After that session I added the dynamite barrels and whiskey pickup, which changed the nature of the game again. Your run could now hinge on one bad barrel cluster, or one surfeit of whiskey - so again I had to re-factor. Before doing so, I let the game get to breaking point on bugs by adding an upgrade shop. A comma-separated value string variable attached to the player tracks active perks, and a graphical overlay handles the shop itself. I only left it this late to add the shop as I was intent on providing a dedicated space to transact within the game - like the shops in the old Zelda games. Ultimately I don't think handling the shop with an overlay is the worst compromise and is, if nothing else, clean.

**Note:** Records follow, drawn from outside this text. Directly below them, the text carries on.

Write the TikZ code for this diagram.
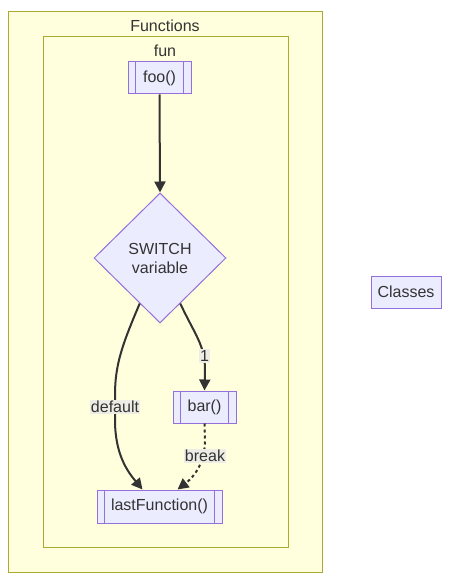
\documentclass[tikz,border=0pt]{standalone}
\usepackage{fontspec}
\setmainfont{Liberation Sans}
\usetikzlibrary{shapes.geometric,arrows.meta}
\definecolor{clfill}{HTML}{FFFFDE}
\definecolor{clline}{HTML}{AAAA33}
\definecolor{ndfill}{HTML}{ECECFF}
\definecolor{ndline}{HTML}{9370DB}
\definecolor{txt}{HTML}{333333}
\definecolor{lblfill}{HTML}{EDEDE6}
\begin{document}
\begin{tikzpicture}[x=1pt,y=-1pt,
 every node/.style={font=\fontsize{16}{19}\selectfont, text=txt},
 cluster/.style={draw=clline, fill=clfill, line width=1pt, inner sep=0, rectangle},
 box/.style={draw=ndline, fill=ndfill, line width=1pt, inner sep=0, rectangle},
 dia/.style={diamond, draw=ndline, fill=ndfill, line width=1pt, inner sep=0, minimum width=132pt, minimum height=130pt, align=center},
 lbl/.style={fill=lblfill, inner sep=1pt},
 edgeline/.style={draw=txt, line width=2pt, -{Triangle[length=11pt,width=11pt]}},
 subline/.style={draw=ndline, line width=1pt},
 ]
\useasboundingbox (0,0) rectangle (457,585);
\fill[white] (0,0) rectangle (457,585);
% clusters
\node[cluster, minimum width=314pt, minimum height=560pt] (functions) at (165,292) {};
\node (functionsT) at (165,26) {Functions};
\node[cluster, minimum width=245pt, minimum height=510pt] (fun) at (165.5,292) {};
\node (funT) at (165,51) {fun};
% nodes
\node[box, minimum width=63pt, minimum height=32pt] (foo) at (159.5,78) {foo()};
\node[dia] (sw) at (160,258) {SWITCH\\variable};
\node[box, minimum width=63pt, minimum height=32pt] (bar) at (204.5,407) {bar()};
\node[box, minimum width=125pt, minimum height=33pt] (last) at (159.5,506.5) {lastFunction()};
\node[box, minimum width=70pt, minimum height=32pt] (classes) at (406,292) {Classes};
% subroutine side bars
\foreach \n in {foo,bar,last}{
  \draw[subline] ([xshift=8pt]\n.north west) -- ([xshift=8pt]\n.south west);
  \draw[subline] ([xshift=-8pt]\n.north east) -- ([xshift=-8pt]\n.south east);
}
% edges
\draw[edgeline] (foo.south) -- (sw.north);
\draw[edgeline] (sw.246) .. controls (122,345) and (115,365) .. (115,395) -- (115,420)
   .. controls (115,455) and (128,472) .. ([xshift=-17pt]last.north);
\draw[edgeline] (sw.294) .. controls (195,335) and (205,345) .. (205,370) -- (bar.north);
\draw[edgeline, dash pattern=on 3pt off 3pt] (bar.south) -- (205,440)
   .. controls (205,462) and (195,476) .. ([xshift=18pt]last.north);
% edge labels
\node[lbl] (ldefault) at (115,407) {default};
\node[lbl] (lone) at (204.5,356) {1};
\node[lbl] (lbreak) at (205,456) {break};
\end{tikzpicture}
\end{document}
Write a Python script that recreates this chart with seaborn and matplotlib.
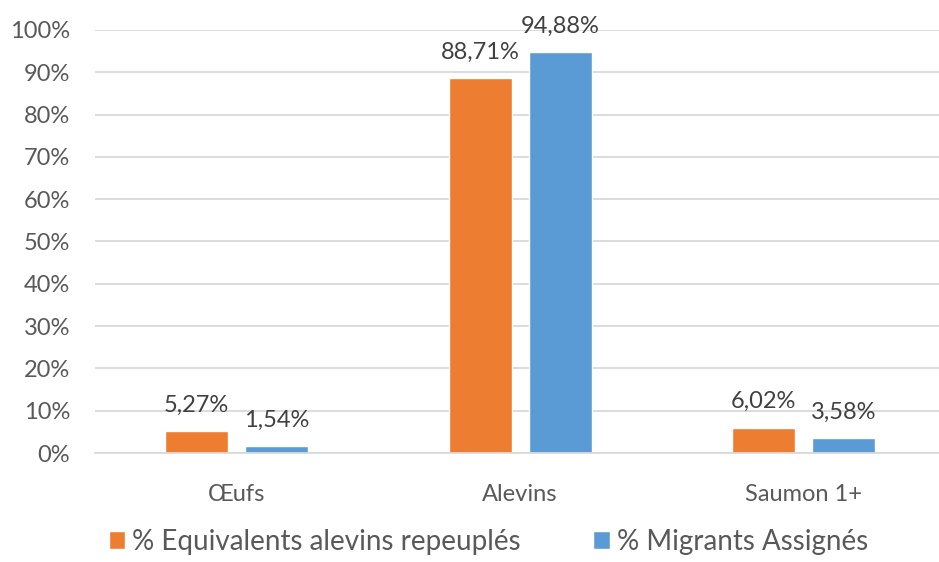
import pandas as pd
import numpy as np
import matplotlib.pyplot as plt
import seaborn as sns

categories = ['Œufs', 'Alevins', 'Saumon 1+']
series_names = ['% Equivalents alevins repeuplés', '% Migrants Assignés']
repeuples = [5.27, 88.71, 6.02]
migrants = [1.54, 94.88, 3.58]
yticks = [0, 10, 20, 30, 40, 50, 60, 70, 80, 90, 100]
colors = ['#ED7D31', '#5B9BD5']

df = pd.DataFrame({
    'categorie': categories * 2,
    'serie': [series_names[0]] * 3 + [series_names[1]] * 3,
    'valeur': repeuples + migrants,
})

sns.set_style('white')
plt.rcParams['font.family'] = ['Lato', 'DejaVu Sans']

fig = plt.figure(figsize=(9.39, 5.62), dpi=100)
ax = fig.add_axes([95 / 939, 1 - 453 / 562, 844 / 939, 423 / 562])

sns.barplot(data=df, x='categorie', y='valeur', hue='serie', order=categories,
            hue_order=series_names, palette=colors, width=0.564, gap=0.21,
            saturation=1, ax=ax, legend=True)

ax.set_ylim(0, 100)
ax.set_xlim(-0.5, 2.478)
ax.set_yticks(yticks)
ax.set_yticklabels([f'{t}%' for t in yticks], fontsize=17, color='#595959')
ax.tick_params(axis='x', labelsize=17, labelcolor='#595959', length=0, pad=22)
ax.tick_params(axis='y', length=0, pad=18)
ax.set_xlabel('')
ax.set_ylabel('')
ax.yaxis.grid(True, color='#D9D9D9', linewidth=1.3)
ax.set_axisbelow(True)
for side in ['top', 'right', 'left']:
    ax.spines[side].set_visible(False)
ax.spines['bottom'].set_color('#D9D9D9')
ax.spines['bottom'].set_linewidth(1.3)

for cont in ax.containers:
    ax.bar_label(cont, labels=[f'{v:.2f}%'.replace('.', ',') for v in cont.datavalues],
                 fontsize=17, color='#404040', padding=11)

handles, labels = ax.get_legend_handles_labels()
ax.legend_.remove()
fig.legend(handles, labels, loc='lower center', bbox_to_anchor=(0.52, -0.032), ncol=2,
           frameon=False, fontsize=20, labelcolor='#595959', handlelength=0.6,
           handleheight=0.6, handletextpad=0.25, columnspacing=2.6)

fig.savefig('out.png', dpi=100)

It also made it easier to integrate other vendors (a Craps table was added post-jam).

It was also around this time (24 hours remaining in the jam!) that I realised I didn't have any music. I reached out via Twitter, and met Robert Keder. We had a two-tweet discussion, and the next I heard from him was an email with a song file attached. I love game-jams for this - artists, musicians and developers can end up collaborating at such short notice. I can only thank the bout of flu that gave Robert the free time to work on these songs! Anyway, the fact that this game even has music at all is a testament to the power of reaching out to people and asking nicely!

I happily left Robert to continue making songs at his leisure, and I would find them places within the game. I performed a final re-factor, and added as many items to the shop as I could think of. Some have back-ends in, but didn't make it into the game - for the usual reasons: too overpowered, too pointless, or too complex. With time left in the jam, I revisited player feedback and attacked the most-mentioned issues (that wouldn't require another refactor!). Although I had uploaded a safety earlier in the day, I submitted the game with eleven minutes remaining in the jam.